» **TASK OBJECTIVE**:
Search the listing below for the string "this" and show each line that contains it.

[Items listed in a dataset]
►

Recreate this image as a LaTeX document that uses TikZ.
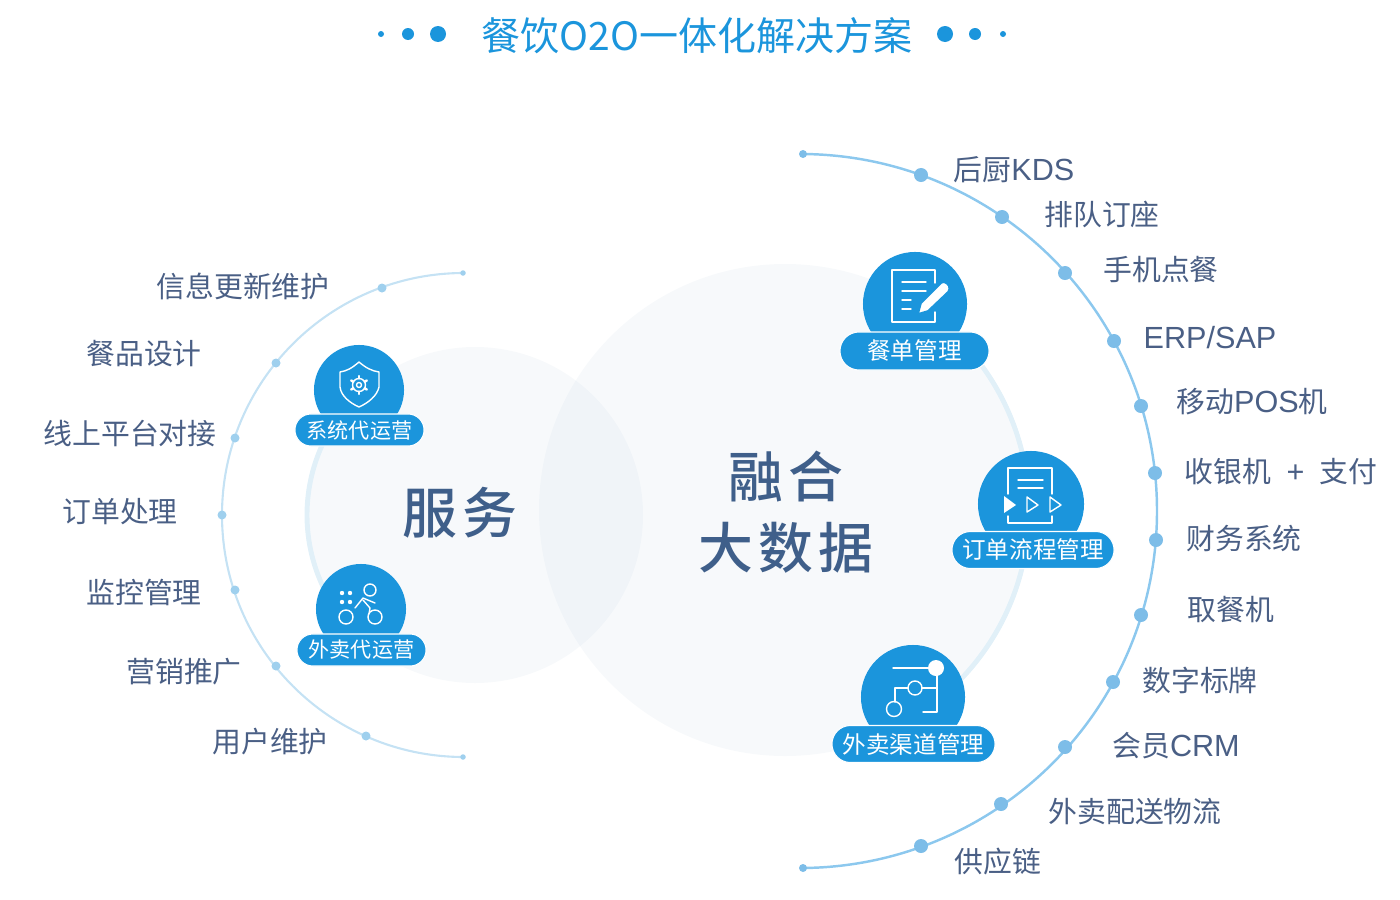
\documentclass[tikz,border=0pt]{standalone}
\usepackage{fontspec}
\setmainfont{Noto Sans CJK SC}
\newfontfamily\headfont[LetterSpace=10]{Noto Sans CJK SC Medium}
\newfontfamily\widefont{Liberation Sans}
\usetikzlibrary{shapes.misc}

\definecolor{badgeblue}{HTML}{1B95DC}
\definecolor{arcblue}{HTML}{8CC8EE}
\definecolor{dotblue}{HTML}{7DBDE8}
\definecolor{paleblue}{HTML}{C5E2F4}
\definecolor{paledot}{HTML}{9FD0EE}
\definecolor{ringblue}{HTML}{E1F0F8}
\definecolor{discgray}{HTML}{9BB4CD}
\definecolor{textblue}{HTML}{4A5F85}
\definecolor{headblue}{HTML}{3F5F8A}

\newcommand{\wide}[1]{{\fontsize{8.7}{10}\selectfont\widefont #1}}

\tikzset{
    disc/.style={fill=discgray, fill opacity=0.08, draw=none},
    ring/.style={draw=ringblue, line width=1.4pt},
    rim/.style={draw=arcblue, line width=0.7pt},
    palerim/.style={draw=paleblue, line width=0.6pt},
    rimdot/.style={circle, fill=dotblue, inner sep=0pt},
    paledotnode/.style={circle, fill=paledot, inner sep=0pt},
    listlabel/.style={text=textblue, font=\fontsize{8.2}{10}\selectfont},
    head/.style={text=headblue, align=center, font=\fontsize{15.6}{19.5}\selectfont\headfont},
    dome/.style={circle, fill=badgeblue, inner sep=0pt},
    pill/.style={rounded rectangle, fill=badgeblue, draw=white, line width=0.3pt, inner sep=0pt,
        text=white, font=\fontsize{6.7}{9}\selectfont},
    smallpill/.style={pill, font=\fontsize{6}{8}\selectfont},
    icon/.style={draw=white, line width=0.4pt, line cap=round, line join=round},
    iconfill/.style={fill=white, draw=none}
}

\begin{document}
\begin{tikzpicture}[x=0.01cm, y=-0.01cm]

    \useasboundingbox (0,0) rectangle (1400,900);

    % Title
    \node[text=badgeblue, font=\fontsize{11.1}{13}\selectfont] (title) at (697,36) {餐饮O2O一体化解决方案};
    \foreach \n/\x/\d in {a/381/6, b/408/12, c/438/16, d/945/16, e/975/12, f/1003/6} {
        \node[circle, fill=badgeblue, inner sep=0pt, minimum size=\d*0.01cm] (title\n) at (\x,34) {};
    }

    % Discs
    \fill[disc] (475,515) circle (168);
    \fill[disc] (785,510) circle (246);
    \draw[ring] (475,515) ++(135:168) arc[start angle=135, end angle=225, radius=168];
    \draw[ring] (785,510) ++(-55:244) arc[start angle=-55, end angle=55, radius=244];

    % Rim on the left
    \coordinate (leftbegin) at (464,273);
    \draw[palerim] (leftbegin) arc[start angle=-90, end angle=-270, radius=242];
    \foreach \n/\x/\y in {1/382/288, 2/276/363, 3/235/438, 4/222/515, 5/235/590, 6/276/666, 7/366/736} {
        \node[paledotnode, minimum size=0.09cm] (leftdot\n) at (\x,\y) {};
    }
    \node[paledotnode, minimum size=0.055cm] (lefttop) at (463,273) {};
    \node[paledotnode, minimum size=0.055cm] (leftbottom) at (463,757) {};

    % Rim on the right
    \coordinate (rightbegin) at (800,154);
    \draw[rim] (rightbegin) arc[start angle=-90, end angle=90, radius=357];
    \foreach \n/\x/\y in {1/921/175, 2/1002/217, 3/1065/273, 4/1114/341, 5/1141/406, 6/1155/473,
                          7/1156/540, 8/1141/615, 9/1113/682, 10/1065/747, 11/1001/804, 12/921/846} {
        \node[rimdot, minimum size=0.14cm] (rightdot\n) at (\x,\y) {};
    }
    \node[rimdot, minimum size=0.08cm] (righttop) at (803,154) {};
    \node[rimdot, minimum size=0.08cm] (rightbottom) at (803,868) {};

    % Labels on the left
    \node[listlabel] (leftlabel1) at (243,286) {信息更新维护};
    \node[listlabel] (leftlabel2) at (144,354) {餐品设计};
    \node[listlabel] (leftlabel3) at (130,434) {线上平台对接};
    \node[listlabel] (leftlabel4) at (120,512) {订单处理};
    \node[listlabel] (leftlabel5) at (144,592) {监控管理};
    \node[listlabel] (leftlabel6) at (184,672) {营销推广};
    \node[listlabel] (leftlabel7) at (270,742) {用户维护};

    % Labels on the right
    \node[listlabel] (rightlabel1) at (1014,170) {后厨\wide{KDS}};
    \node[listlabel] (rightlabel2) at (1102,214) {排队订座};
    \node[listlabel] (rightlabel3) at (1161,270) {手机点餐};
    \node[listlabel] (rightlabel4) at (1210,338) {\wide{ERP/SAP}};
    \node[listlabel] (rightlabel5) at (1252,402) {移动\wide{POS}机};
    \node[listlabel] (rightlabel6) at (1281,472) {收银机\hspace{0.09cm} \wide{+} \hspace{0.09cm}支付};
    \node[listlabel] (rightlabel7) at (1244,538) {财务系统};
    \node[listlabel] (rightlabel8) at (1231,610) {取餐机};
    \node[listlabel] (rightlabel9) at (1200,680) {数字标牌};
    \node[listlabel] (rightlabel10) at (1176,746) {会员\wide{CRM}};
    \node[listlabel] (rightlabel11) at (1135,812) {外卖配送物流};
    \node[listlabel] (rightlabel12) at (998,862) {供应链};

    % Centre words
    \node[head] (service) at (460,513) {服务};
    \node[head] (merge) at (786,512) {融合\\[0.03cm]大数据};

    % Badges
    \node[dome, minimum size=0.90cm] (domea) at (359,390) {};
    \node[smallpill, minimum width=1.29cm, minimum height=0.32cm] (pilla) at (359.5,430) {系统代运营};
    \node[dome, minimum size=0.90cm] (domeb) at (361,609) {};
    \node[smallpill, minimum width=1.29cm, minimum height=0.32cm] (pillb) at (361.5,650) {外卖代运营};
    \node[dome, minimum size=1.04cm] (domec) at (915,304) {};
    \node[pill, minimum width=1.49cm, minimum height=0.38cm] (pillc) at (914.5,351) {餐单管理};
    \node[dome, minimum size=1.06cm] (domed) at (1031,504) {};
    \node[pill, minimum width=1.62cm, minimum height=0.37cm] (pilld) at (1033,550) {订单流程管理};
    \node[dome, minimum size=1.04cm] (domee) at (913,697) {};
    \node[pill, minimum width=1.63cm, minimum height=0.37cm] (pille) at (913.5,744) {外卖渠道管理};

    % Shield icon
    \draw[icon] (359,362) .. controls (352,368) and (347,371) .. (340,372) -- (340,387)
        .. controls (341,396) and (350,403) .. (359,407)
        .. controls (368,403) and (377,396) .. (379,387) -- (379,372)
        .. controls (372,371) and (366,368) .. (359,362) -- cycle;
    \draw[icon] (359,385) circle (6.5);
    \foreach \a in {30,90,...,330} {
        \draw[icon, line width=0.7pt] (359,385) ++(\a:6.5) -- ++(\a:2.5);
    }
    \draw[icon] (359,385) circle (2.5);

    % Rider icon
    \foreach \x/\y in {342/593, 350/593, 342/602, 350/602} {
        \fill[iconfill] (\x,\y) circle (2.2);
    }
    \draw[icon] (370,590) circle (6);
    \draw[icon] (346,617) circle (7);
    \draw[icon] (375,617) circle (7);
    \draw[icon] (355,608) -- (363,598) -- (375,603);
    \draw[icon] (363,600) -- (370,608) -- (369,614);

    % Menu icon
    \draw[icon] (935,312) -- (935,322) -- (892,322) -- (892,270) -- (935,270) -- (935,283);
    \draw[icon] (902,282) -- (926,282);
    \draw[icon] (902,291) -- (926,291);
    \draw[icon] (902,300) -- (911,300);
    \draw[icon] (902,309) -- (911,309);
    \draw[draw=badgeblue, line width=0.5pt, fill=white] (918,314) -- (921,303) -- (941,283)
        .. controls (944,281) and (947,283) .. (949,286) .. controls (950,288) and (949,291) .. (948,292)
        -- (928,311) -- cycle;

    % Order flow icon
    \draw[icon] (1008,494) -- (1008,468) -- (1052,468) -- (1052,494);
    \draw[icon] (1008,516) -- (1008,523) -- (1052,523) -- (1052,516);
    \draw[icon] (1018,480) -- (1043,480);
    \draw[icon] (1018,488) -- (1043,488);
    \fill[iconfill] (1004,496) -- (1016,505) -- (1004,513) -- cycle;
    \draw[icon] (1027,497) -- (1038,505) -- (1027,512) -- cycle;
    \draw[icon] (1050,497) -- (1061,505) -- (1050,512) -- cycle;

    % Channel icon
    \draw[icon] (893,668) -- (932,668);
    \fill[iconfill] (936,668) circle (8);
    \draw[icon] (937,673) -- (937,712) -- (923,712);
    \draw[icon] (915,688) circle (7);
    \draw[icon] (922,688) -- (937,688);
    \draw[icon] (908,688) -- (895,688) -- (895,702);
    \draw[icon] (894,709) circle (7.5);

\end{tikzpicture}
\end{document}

◄
►

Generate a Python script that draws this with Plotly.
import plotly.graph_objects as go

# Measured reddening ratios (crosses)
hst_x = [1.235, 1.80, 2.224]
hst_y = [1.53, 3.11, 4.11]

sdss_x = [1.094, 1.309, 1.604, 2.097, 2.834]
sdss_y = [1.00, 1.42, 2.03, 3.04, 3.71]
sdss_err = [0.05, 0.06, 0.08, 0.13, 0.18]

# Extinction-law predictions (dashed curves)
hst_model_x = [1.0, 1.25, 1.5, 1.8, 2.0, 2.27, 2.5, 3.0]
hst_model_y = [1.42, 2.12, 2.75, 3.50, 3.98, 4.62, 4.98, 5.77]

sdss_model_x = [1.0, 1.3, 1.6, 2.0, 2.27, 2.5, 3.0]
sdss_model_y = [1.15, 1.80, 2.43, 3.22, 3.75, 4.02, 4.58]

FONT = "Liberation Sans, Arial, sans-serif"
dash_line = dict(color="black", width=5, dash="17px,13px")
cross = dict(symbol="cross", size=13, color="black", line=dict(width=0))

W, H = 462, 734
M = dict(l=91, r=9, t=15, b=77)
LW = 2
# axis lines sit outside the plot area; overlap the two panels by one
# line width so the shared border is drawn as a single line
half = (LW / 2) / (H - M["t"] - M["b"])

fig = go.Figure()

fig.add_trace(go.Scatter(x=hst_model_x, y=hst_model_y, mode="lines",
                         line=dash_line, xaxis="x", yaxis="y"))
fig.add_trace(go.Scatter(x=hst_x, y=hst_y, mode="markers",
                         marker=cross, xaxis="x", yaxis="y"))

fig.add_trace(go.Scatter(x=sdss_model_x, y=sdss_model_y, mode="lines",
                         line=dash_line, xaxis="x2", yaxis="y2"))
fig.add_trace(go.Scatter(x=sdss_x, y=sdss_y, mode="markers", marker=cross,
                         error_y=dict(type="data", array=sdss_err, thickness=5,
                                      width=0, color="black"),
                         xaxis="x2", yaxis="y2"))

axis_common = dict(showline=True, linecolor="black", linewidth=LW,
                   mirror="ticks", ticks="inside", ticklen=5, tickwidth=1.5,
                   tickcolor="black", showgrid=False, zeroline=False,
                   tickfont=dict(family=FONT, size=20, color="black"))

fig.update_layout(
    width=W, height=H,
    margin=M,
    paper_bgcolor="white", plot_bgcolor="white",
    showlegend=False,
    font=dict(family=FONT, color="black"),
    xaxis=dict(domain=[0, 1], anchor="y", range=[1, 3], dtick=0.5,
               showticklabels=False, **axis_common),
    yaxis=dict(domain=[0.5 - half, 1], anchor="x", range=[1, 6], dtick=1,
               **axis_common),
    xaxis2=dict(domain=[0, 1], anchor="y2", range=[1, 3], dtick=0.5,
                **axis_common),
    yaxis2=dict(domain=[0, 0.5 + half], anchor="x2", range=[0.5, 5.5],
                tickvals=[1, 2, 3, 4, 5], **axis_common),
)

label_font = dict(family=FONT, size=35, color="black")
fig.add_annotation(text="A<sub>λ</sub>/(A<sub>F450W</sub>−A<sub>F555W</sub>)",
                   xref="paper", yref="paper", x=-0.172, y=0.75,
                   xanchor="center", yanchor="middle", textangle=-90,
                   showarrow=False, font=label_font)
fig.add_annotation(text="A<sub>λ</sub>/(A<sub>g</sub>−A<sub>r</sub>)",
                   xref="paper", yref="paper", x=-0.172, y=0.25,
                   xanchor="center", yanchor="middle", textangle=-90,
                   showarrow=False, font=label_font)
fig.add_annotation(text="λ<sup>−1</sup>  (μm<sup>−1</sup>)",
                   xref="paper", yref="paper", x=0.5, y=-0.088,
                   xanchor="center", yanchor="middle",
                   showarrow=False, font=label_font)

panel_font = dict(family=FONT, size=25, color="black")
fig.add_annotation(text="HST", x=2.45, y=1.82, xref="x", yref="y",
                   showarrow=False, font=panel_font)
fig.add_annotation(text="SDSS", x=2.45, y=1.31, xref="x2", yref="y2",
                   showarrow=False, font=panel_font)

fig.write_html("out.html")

◄

» **SOLVED EXERCISE**:
Recreate this image as a LaTeX document that uses TikZ.
Generate a Python script that draws this with Plotly.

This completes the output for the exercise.